Without the images, write out the whole listing exactly.

------------------------

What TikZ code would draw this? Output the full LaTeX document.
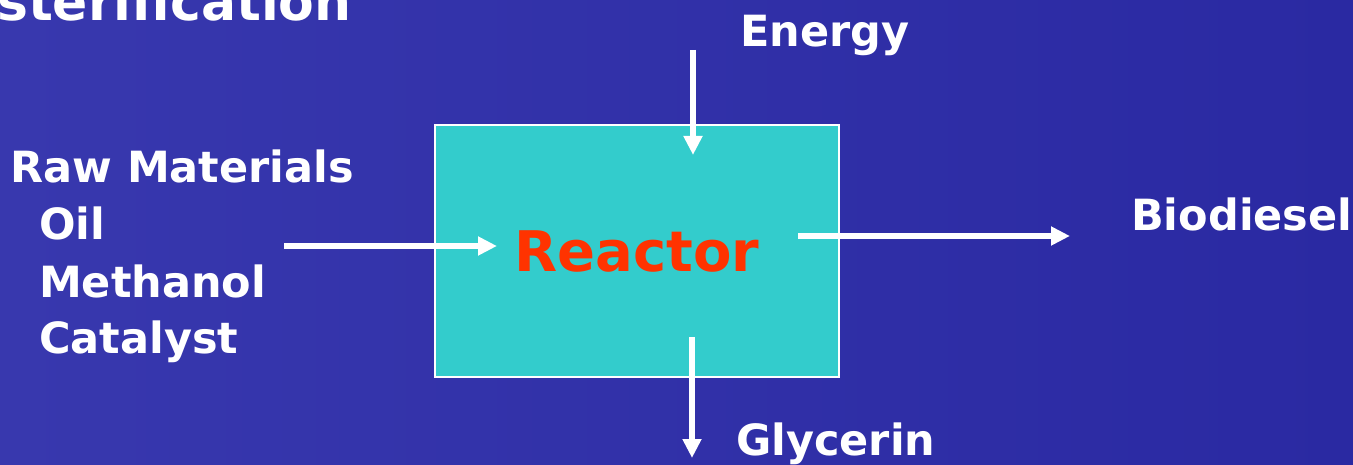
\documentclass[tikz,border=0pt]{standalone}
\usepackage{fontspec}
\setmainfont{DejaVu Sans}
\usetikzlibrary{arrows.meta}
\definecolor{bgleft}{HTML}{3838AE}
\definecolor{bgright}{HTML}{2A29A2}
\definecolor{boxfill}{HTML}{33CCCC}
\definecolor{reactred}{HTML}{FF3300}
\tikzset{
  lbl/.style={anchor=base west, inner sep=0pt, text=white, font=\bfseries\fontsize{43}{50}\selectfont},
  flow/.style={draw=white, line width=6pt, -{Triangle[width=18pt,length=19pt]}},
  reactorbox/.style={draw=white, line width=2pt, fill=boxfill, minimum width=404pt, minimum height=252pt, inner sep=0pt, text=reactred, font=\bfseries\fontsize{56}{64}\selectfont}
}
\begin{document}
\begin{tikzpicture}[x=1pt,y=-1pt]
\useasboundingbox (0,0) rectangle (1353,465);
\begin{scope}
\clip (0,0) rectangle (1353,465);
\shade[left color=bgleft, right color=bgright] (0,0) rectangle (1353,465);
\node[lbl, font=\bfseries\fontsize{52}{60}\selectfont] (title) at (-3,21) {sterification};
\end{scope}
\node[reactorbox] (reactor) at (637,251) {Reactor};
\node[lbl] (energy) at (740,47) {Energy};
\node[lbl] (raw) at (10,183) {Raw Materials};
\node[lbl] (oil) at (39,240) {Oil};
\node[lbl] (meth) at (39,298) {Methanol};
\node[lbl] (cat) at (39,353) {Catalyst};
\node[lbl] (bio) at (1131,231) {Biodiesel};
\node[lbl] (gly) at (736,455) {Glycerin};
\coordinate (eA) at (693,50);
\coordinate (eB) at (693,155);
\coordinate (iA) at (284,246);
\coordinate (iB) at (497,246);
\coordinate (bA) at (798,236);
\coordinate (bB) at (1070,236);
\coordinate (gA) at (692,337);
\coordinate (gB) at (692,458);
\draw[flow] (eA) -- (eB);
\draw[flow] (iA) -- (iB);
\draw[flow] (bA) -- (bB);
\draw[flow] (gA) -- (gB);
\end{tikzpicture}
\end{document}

------------------------

### SOLUTION
What TikZ code would draw this? Output the full LaTeX document.
\documentclass[tikz,border=0pt]{standalone}
\usepackage{fontspec}
\setmainfont{DejaVu Sans}
\usetikzlibrary{arrows.meta}
\definecolor{bgleft}{HTML}{3838AE}
\definecolor{bgright}{HTML}{2A29A2}
\definecolor{boxfill}{HTML}{33CCCC}
\definecolor{reactred}{HTML}{FF3300}
\tikzset{
  lbl/.style={anchor=base west, inner sep=0pt, text=white, font=\bfseries\fontsize{43}{50}\selectfont},
  flow/.style={draw=white, line width=6pt, -{Triangle[width=18pt,length=19pt]}},
  reactorbox/.style={draw=white, line width=2pt, fill=boxfill, minimum width=404pt, minimum height=252pt, inner sep=0pt, text=reactred, font=\bfseries\fontsize{56}{64}\selectfont}
}
\begin{document}
\begin{tikzpicture}[x=1pt,y=-1pt]
\useasboundingbox (0,0) rectangle (1353,465);
\begin{scope}
\clip (0,0) rectangle (1353,465);
\shade[left color=bgleft, right color=bgright] (0,0) rectangle (1353,465);
\node[lbl, font=\bfseries\fontsize{52}{60}\selectfont] (title) at (-3,21) {sterification};
\end{scope}
\node[reactorbox] (reactor) at (637,251) {Reactor};
\node[lbl] (energy) at (740,47) {Energy};
\node[lbl] (raw) at (10,183) {Raw Materials};
\node[lbl] (oil) at (39,240) {Oil};
\node[lbl] (meth) at (39,298) {Methanol};
\node[lbl] (cat) at (39,353) {Catalyst};
\node[lbl] (bio) at (1131,231) {Biodiesel};
\node[lbl] (gly) at (736,455) {Glycerin};
\coordinate (eA) at (693,50);
\coordinate (eB) at (693,155);
\coordinate (iA) at (284,246);
\coordinate (iB) at (497,246);
\coordinate (bA) at (798,236);
\coordinate (bB) at (1070,236);
\coordinate (gA) at (692,337);
\coordinate (gB) at (692,458);
\draw[flow] (eA) -- (eB);
\draw[flow] (iA) -- (iB);
\draw[flow] (bA) -- (bB);
\draw[flow] (gA) -- (gB);
\end{tikzpicture}
\end{document}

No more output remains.